On 19 February 2003, C.K. Janu and Geethanandan also led the occupation of land at Muthanga. The occupation ended with massive police violence in which a policeman and an Adivasi person were killed. It came to be known as the Muthanga incident and Janu had to undergo imprisonment and face 75 cases filed against her.

The tribal people had gathered under Adivasi Gothra Maha Sabha (AGMS) to protest the Kerala government's delay in allotting them land, which had been granted in October 2001. During the protest, Kerala police fired 18 rounds resulting in two immediate fatalities (one of which was a police officer). In a subsequent statement, the government placed the official death toll at five. A video of the firing was aired on several television news programs and prompted noted author, Arundhati Roy, into writing You have blood on your hands.

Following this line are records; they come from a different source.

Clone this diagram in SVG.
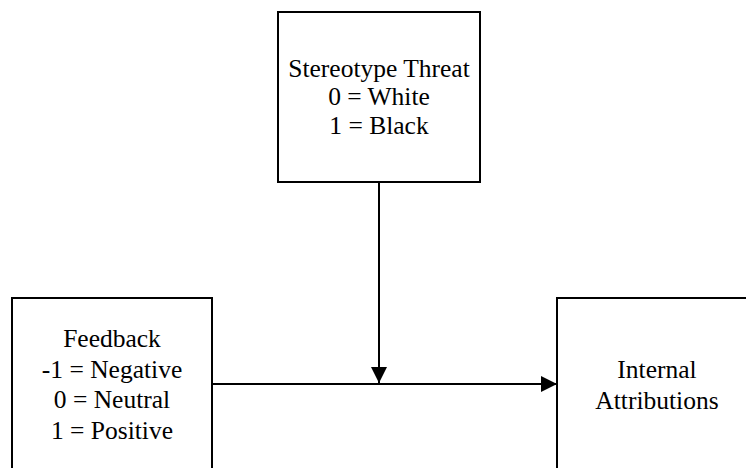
<svg xmlns="http://www.w3.org/2000/svg" width="746" height="468" viewBox="0 0 746 468">
  <style>
    .box { fill: #ffffff; stroke: #000000; stroke-width: 2; }
    .label { font-family: "Liberation Serif", "Times New Roman", serif; font-size: 25.5px; fill: #000000; text-anchor: middle; }
    .link { stroke: #000000; stroke-width: 2; fill: none; }
  </style>
  <defs>
    <marker id="arrow" viewBox="0 0 16 16" refX="16" refY="8" markerWidth="16" markerHeight="16" markerUnits="userSpaceOnUse" orient="auto">
      <path d="M0,0 L16,8 L0,16 Z" fill="#000000"/>
    </marker>
  </defs>
  <rect width="746" height="468" fill="#ffffff"/>

  <!-- moderator -->
  <g id="stereotype-threat">
    <rect class="box" x="278" y="12" width="202" height="170"/>
    <text class="label" x="379" y="76.5">Stereotype Threat</text>
    <text class="label" x="379" y="105">0 = White</text>
    <text class="label" x="379" y="133.5">1 = Black</text>
  </g>

  <!-- predictor -->
  <g id="feedback">
    <rect class="box" x="12" y="298" width="200" height="172"/>
    <text class="label" x="112" y="347">Feedback</text>
    <text class="label" x="112" y="377.5">-1 = Negative</text>
    <text class="label" x="112" y="408">0 = Neutral</text>
    <text class="label" x="112" y="438.5">1 = Positive</text>
  </g>

  <!-- outcome -->
  <g id="internal-attributions">
    <rect class="box" x="557" y="298" width="200" height="172"/>
    <text class="label" x="657" y="378">Internal</text>
    <text class="label" x="657" y="408.5">Attributions</text>
  </g>

  <g id="connectors">
    <line class="link" x1="212" y1="384" x2="557" y2="384" marker-end="url(#arrow)"/>
    <line class="link" x1="379" y1="182" x2="379" y2="383" marker-end="url(#arrow)"/>
  </g>
</svg>
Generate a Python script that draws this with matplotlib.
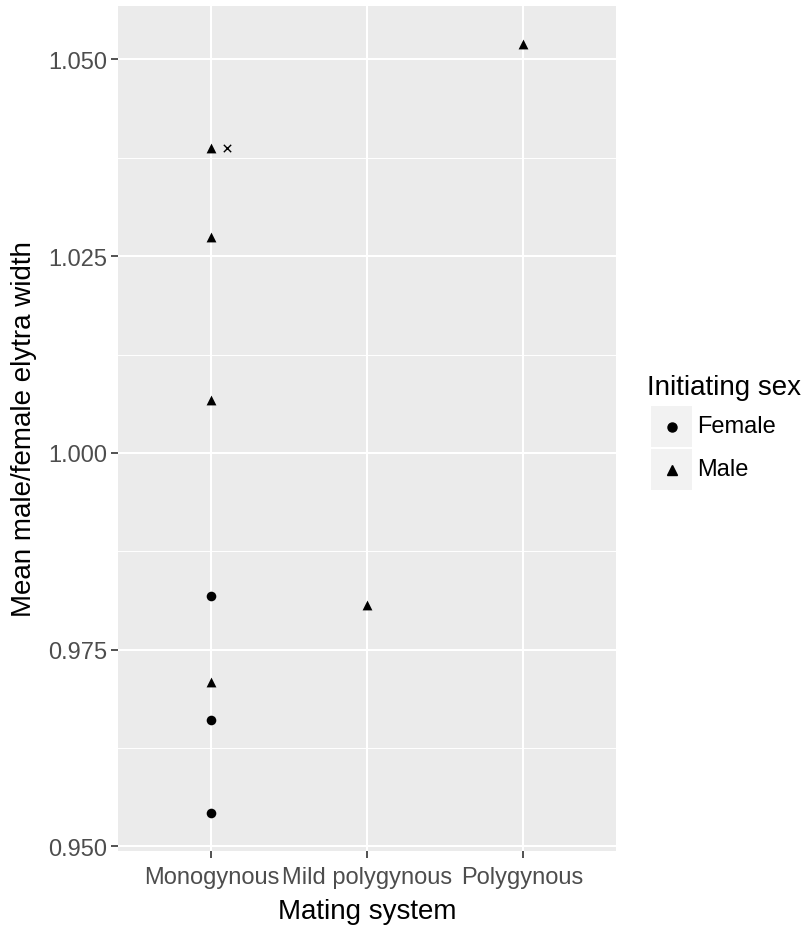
import numpy as np
import matplotlib
matplotlib.use("Agg")
from matplotlib import pyplot as plt
from matplotlib.patches import Rectangle

plt.rcParams['font.family'] = ['Liberation Sans', 'DejaVu Sans']

categories = ['Monogynous', 'Mild polygynous', 'Polygynous']

female_system = ['Monogynous', 'Monogynous', 'Monogynous']
female_ratio = [0.9818, 0.9661, 0.9543]

male_system = ['Monogynous', 'Monogynous', 'Monogynous', 'Monogynous',
               'Mild polygynous', 'Polygynous']
male_ratio = [1.0388, 1.0274, 1.0067, 0.9709, 0.9807, 1.0519]

# the lone cross next to the top monogynous point
cross_system = ['Monogynous']
cross_ratio = [1.0388]

y_ticks = [0.950, 0.975, 1.000, 1.025, 1.050]

bg = '#EBEBEB'
txt_gray = '#4D4D4D'

fig = plt.figure(figsize=(8.1, 9.28), dpi=100)
W, H = 810, 928
ax = fig.add_axes([118 / W, 1 - 852 / H, (616 - 118) / W, (852 - 7) / H])
ax.set_facecolor(bg)

pos = {c: i + 1 for i, c in enumerate(categories)}

all_vals = female_ratio + male_ratio
lo, hi = min(all_vals), max(all_vals)
pad = (hi - lo) * 0.05
ax.set_ylim(lo - pad, hi + pad)
ax.set_xlim(0.4, len(categories) + 0.6)

# grid
for i in range(len(y_ticks) - 1):
    ax.axhline((y_ticks[i] + y_ticks[i + 1]) / 2, color='white', lw=0.7, zorder=0)
for t in y_ticks:
    ax.axhline(t, color='white', lw=1.5, zorder=0)
for c in categories:
    ax.axvline(pos[c], color='white', lw=1.5, zorder=0)

ax.scatter([pos[s] for s in female_system], female_ratio, marker='o', s=48,
           color='black', linewidths=0, zorder=3)
ax.scatter([pos[s] for s in male_system], male_ratio, marker='^', s=50,
           color='black', linewidths=0, zorder=3)
ax.scatter([pos[s] + 0.1 for s in cross_system], cross_ratio, marker='x', s=28,
           color='black', linewidths=1.0, zorder=3)

for sp in ax.spines.values():
    sp.set_visible(False)

ax.set_yticks(y_ticks)
ax.set_yticklabels(['%.3f' % t for t in y_ticks])
ax.set_xticks([pos[c] for c in categories])
ax.set_xticklabels(categories)
ax.tick_params(axis='both', colors='#333333', labelcolor=txt_gray, labelsize=17,
               length=5, width=1.2, pad=3)
ax.tick_params(axis='x', pad=6)

ax.set_xlabel('Mating system', fontsize=20, color='black', labelpad=7)
ax.set_ylabel('Mean male/female elytra width', fontsize=20, color='black', labelpad=8)

# legend
fig.text(647 / W, 1 - 395 / H, 'Initiating sex', fontsize=20, ha='left', va='baseline')
labels = ['Female', 'Male']
markers = ['o', '^']
for i, (lab, mk) in enumerate(zip(labels, markers)):
    y0 = 407 + i * 43
    fig.patches.append(Rectangle((651 / W, 1 - (y0 + 41) / H), 41 / W, 41 / H,
                                 transform=fig.transFigure, facecolor='#F2F2F2',
                                 edgecolor='none'))
    fig.lines.append(plt.Line2D([671.5 / W], [1 - (y0 + 20.5) / H], marker=mk,
                                markersize=6.5, color='black', linestyle='none',
                                transform=fig.transFigure))
    fig.text(697 / W, 1 - (y0 + 20.5) / H, lab, fontsize=17, ha='left', va='center')

fig.savefig('out.png', dpi=100)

On 21 February 2003, AGMS leaders C. K. Janu and Geethanandan were arrested. The two were spotted by locals at a roadside, near Nambikolli, about 4 kilometers from the town of Sulthan Bathery on the Bathery-Ootty road. K. K. Surendran, a lecturer in DIET, was also arrested in connection with the tribal agitation in the sanctuary.

==Villuvandi protests==
Along with leaders of other Adivasi and Dalit organisations, Geethanandan protested that demanded the reinstatement of the rights of the Malayaraya Adivasi community over the land and temple in
Sabarimala. The protests used Villuvandis (carts), borrowing from the protest led by Ayyankali in 1893 demanding the right to use public roads.

==Dalit hartal==
On 9 April 2018, various Dalit and Adivasi organizations organized a dawn-to-dusk strike against the perceived dilution of the SC and ST (Prevention of Atrocities) Act, 1989 by the Indian supreme court. Geethanandan co-organized the hartal and was arrested by the State police.